**Exercise goal:**
Both the line containing "Output the Python" and the line containing "ax = fig.add_axes([124" belong in the answer, along with every line between them; print exactly those.

**Raw data:**
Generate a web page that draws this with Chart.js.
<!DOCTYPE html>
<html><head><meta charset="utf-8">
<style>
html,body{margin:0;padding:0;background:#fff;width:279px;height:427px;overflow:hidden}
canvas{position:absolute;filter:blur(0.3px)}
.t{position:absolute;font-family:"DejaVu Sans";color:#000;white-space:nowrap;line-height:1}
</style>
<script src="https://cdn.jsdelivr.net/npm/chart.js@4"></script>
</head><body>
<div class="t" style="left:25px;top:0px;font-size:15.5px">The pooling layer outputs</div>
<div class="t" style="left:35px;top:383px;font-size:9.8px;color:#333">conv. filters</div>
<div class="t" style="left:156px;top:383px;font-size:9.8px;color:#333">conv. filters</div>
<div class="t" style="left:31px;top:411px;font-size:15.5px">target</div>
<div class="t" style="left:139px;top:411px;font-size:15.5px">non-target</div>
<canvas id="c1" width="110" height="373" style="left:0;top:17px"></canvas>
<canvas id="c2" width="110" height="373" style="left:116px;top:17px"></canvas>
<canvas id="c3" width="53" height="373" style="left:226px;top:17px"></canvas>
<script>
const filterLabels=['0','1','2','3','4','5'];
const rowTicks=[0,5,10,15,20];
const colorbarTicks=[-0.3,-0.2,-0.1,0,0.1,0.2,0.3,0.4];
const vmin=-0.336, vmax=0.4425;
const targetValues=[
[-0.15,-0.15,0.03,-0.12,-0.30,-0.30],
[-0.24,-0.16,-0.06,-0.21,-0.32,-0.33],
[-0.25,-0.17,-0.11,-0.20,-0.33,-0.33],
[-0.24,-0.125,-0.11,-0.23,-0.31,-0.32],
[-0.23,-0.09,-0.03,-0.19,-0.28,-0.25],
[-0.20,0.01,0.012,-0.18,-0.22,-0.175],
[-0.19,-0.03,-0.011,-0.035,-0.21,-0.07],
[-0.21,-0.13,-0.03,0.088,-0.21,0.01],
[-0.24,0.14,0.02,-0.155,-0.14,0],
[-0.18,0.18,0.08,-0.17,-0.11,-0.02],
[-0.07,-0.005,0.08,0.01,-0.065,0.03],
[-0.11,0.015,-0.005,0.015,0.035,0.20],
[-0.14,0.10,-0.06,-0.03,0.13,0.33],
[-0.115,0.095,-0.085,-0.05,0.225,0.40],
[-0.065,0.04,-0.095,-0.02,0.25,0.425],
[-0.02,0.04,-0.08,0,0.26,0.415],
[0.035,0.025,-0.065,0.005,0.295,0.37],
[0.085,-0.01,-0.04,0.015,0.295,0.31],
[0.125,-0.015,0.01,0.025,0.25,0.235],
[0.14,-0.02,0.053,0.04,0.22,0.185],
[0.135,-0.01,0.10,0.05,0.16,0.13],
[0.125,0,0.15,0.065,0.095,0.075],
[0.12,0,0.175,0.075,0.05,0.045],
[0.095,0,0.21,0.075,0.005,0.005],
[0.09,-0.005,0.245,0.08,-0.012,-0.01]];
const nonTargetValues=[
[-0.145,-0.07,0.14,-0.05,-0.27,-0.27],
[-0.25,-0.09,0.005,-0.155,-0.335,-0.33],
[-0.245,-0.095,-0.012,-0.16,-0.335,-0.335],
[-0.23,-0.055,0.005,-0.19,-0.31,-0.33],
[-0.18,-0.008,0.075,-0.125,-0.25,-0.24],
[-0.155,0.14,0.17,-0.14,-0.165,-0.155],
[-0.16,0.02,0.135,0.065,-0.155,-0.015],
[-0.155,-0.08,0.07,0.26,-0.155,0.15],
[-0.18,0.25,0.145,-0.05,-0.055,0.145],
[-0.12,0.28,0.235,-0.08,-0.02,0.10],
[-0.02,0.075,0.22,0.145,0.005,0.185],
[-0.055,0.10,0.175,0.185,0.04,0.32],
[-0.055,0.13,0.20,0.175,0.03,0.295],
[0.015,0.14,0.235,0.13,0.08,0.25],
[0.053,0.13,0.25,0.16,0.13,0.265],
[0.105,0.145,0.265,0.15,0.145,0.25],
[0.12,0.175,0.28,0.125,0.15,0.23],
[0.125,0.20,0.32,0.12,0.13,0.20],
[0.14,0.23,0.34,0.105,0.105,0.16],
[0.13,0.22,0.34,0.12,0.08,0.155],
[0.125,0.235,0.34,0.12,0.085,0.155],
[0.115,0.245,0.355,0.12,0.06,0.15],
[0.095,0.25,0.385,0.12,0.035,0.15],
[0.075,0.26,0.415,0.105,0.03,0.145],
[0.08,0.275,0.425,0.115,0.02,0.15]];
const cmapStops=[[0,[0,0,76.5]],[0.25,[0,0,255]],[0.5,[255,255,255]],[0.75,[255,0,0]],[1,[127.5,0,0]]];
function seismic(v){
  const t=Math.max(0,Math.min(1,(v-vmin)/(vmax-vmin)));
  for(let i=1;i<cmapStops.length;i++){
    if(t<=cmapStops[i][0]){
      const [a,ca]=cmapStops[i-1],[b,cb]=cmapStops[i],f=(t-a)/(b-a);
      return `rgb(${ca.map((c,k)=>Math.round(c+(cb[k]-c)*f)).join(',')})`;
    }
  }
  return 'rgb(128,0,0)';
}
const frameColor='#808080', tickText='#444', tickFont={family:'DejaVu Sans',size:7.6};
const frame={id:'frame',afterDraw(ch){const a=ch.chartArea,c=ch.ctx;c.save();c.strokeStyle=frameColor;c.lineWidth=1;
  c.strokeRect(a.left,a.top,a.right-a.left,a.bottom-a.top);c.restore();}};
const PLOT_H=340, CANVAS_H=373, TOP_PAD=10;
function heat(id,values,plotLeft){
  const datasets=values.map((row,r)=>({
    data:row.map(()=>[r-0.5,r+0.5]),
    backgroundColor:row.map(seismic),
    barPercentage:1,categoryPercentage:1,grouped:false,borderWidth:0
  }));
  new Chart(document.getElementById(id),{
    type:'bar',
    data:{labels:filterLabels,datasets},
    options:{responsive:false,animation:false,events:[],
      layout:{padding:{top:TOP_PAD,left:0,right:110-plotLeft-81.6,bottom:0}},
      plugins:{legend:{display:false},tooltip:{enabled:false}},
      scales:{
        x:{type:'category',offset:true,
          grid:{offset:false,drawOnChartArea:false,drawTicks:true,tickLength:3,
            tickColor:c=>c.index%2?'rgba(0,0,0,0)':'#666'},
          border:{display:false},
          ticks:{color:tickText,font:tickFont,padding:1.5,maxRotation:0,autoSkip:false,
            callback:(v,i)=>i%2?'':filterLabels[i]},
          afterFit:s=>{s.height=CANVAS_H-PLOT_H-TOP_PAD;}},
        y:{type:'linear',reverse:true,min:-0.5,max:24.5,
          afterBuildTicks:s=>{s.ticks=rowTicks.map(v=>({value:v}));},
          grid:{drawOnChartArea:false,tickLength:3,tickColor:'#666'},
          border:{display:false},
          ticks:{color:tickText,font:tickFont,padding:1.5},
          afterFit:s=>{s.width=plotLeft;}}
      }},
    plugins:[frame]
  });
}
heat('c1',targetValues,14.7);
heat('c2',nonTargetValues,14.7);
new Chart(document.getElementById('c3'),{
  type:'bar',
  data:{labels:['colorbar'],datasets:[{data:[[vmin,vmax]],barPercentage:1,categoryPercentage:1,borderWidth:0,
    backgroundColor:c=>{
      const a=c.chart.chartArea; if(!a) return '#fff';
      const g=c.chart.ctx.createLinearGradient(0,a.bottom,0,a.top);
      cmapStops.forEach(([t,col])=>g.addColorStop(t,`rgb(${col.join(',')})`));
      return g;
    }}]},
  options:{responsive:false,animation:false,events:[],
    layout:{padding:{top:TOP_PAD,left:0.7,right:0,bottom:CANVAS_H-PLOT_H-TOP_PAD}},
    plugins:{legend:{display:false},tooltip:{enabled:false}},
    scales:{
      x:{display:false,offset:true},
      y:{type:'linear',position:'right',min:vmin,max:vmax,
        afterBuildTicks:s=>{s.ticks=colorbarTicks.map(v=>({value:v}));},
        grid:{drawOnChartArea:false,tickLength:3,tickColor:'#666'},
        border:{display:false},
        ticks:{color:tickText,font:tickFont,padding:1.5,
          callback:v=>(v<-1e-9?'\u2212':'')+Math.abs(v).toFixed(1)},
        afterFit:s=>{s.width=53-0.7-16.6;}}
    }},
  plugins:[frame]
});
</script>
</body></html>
* * *
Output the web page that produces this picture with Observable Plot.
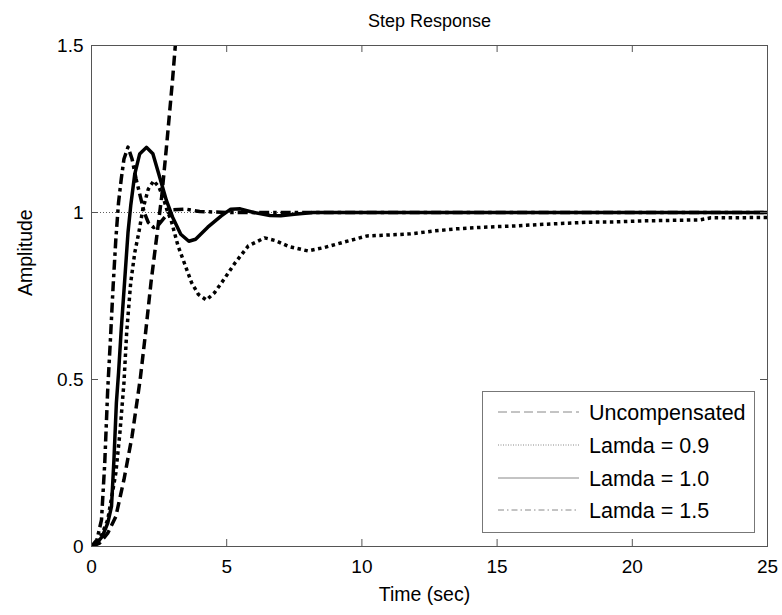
--
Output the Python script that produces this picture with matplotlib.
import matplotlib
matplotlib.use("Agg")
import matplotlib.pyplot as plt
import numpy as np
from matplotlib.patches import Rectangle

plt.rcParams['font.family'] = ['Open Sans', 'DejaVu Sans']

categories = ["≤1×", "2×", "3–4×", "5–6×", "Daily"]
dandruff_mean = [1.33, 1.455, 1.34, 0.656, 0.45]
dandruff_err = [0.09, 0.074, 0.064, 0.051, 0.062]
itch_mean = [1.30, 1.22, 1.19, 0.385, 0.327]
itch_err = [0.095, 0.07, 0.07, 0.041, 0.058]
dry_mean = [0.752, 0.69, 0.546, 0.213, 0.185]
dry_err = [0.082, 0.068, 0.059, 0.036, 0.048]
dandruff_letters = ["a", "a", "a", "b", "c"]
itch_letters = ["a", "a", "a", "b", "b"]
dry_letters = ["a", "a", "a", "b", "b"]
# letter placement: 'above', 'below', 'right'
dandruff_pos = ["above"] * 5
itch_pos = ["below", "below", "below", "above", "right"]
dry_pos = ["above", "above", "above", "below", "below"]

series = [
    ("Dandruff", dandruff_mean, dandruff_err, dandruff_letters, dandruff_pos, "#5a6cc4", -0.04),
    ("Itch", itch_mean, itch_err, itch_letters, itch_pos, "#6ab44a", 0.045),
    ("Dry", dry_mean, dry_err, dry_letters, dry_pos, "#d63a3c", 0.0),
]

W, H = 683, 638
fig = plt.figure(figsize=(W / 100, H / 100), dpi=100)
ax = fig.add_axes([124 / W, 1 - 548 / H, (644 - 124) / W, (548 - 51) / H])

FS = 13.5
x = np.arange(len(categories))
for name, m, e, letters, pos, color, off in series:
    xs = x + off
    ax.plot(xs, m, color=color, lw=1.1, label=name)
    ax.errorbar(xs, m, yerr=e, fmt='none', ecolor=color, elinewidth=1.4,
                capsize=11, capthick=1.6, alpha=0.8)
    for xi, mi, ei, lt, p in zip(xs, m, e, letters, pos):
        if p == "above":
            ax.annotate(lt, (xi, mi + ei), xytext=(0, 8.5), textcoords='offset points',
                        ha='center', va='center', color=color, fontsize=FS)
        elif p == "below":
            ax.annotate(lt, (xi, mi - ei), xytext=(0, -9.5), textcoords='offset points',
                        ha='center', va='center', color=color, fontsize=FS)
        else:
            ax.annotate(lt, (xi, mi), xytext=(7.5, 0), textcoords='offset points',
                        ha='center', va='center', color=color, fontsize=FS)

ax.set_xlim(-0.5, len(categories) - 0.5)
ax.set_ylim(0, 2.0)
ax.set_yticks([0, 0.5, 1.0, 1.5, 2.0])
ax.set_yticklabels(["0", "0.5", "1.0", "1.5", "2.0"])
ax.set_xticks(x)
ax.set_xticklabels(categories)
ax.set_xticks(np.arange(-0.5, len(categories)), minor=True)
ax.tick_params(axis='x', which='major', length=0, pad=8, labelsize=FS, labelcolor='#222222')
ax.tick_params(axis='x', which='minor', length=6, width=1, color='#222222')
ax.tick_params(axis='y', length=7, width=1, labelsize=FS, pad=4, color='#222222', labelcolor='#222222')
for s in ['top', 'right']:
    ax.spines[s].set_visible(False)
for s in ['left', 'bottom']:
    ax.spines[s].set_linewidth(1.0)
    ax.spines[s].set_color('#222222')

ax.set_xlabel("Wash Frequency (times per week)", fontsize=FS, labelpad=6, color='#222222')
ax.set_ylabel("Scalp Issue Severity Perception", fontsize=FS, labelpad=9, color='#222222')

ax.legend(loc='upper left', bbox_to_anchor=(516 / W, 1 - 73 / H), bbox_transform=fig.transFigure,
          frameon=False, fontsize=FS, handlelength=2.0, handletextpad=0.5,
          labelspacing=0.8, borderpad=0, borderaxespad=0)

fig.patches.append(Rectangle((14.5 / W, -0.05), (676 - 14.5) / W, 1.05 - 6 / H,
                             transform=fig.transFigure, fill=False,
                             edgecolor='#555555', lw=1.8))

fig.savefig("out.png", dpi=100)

**Result:**
Output the Python script that produces this picture with matplotlib.
import matplotlib
matplotlib.use("Agg")
import matplotlib.pyplot as plt
import numpy as np
from matplotlib.patches import Rectangle

plt.rcParams['font.family'] = ['Open Sans', 'DejaVu Sans']

categories = ["≤1×", "2×", "3–4×", "5–6×", "Daily"]
dandruff_mean = [1.33, 1.455, 1.34, 0.656, 0.45]
dandruff_err = [0.09, 0.074, 0.064, 0.051, 0.062]
itch_mean = [1.30, 1.22, 1.19, 0.385, 0.327]
itch_err = [0.095, 0.07, 0.07, 0.041, 0.058]
dry_mean = [0.752, 0.69, 0.546, 0.213, 0.185]
dry_err = [0.082, 0.068, 0.059, 0.036, 0.048]
dandruff_letters = ["a", "a", "a", "b", "c"]
itch_letters = ["a", "a", "a", "b", "b"]
dry_letters = ["a", "a", "a", "b", "b"]
# letter placement: 'above', 'below', 'right'
dandruff_pos = ["above"] * 5
itch_pos = ["below", "below", "below", "above", "right"]
dry_pos = ["above", "above", "above", "below", "below"]

series = [
    ("Dandruff", dandruff_mean, dandruff_err, dandruff_letters, dandruff_pos, "#5a6cc4", -0.04),
    ("Itch", itch_mean, itch_err, itch_letters, itch_pos, "#6ab44a", 0.045),
    ("Dry", dry_mean, dry_err, dry_letters, dry_pos, "#d63a3c", 0.0),
]

W, H = 683, 638
fig = plt.figure(figsize=(W / 100, H / 100), dpi=100)
ax = fig.add_axes([124 / W, 1 - 548 / H, (644 - 124) / W, (548 - 51) / H])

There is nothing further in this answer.